Woodpeckers, yellow hammers and sap-suckers, beat their brave tattoo on the dead tree trunks and owls uttered their cries from the thick branches at night. Riding to church one Sunday morning we beheld seven little owls sitting in a row on the dead limb of a tall fir tree, about fourteen feet from the ground. Winking and blinking they sat, silently staring as we passed by.
Rare birds peculiar to the western coast, the rufous-backed hummingbird, like a living coal of fire, and the bush-titmouse which builds a curious hanging nest, also visited this natural park.
The road we children traveled from this place led through heavy forest and the year of the drouth (1868) a great fire raged; we lost but little time on this account; it had not ceased before we ran past the tall firs and cedars flaming far above our heads.
Returning from church one day, when about half way home, a huge fir tree fell just behind us, and a half mile farther on we turned down a branch road at the very moment that a tree fell across the main road usually traveled.
The game was not then all destroyed; water fowl were numerous on the lakes and bays and the boys of the family often went shooting.
Rather late in the afternoon of a November day, the two smaller boys, taking a shot gun with them, repaired to Lake Union, borrowed a little fishing canoe of old Tsetseguis, the Indian who lived at the landing, and went to look at some muskrat traps they had set.
It was growing quite dark when they thought of returning. For some reason they decided to change places in the canoe, a very “ticklish” thing to do. When one attempted to pass the other, over went the little cockle-shell and both were struggling in the water. The elder managed to thrust one arm through the strap of the hunting bag worn by the younger and grasped him by the hair, said hair being a luxuriant mass of long, golden brown curls. Able to swim a little he kept them afloat although he could not keep the younger one’s head above water. His cries for help reached the ears of a young man, Charles Nollop, who was preparing to cook a beefsteak for his supper—he threw the frying pan one way while the steak went the other, and rushed, coatless and hatless, to the rescue with another man, Joe Raber, in a boat.
An older brother of the two lads, John B. Denny, was just emerging from the north door of the big barn with two pails of milk; hearing, as he thought, the words “I’m drowning,” rather faintly from the lake, he dropped the pails unceremoniously and ran down to the shore swiftly, found only an old shovel-nosed canoe and no paddle, seized a picket and paddled across the little bay to where the water appeared agitated; there he found the boys struggling in the water, or rather one of them, the other was already unconscious. Arriving at the same time in their boat Charley Nollop and Joe Raber helped to pull them out of the water. The long golden curls of the younger were entangled in the crossed cords of the shot pouch and powder flask worn by the older one, who was about to sink for the last time, as he was exhausted and had let go of the younger, who was submerged.

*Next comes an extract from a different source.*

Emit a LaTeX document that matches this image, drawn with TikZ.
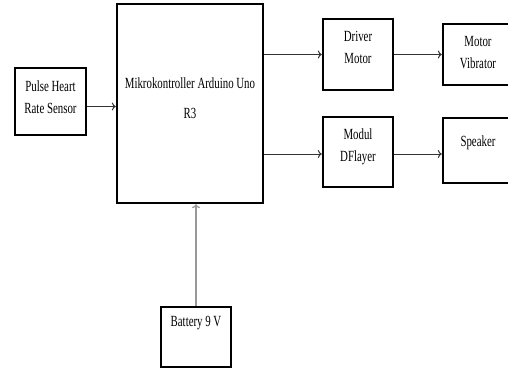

Their mother reached the shore as the unconscious one was stretched upon the ground and raised his arms and felt for the heart which was beating feebly.
The swimmer walked up the hill to the house; the younger, still unconscious, was carried, face downward, into a room where a large fire was burning in an open fireplace, and laid down before it on a rug. Restoratives were quickly applied and upon partial recovery he was warmly tucked in bed. A few feverish days followed, yet both escaped without serious injury.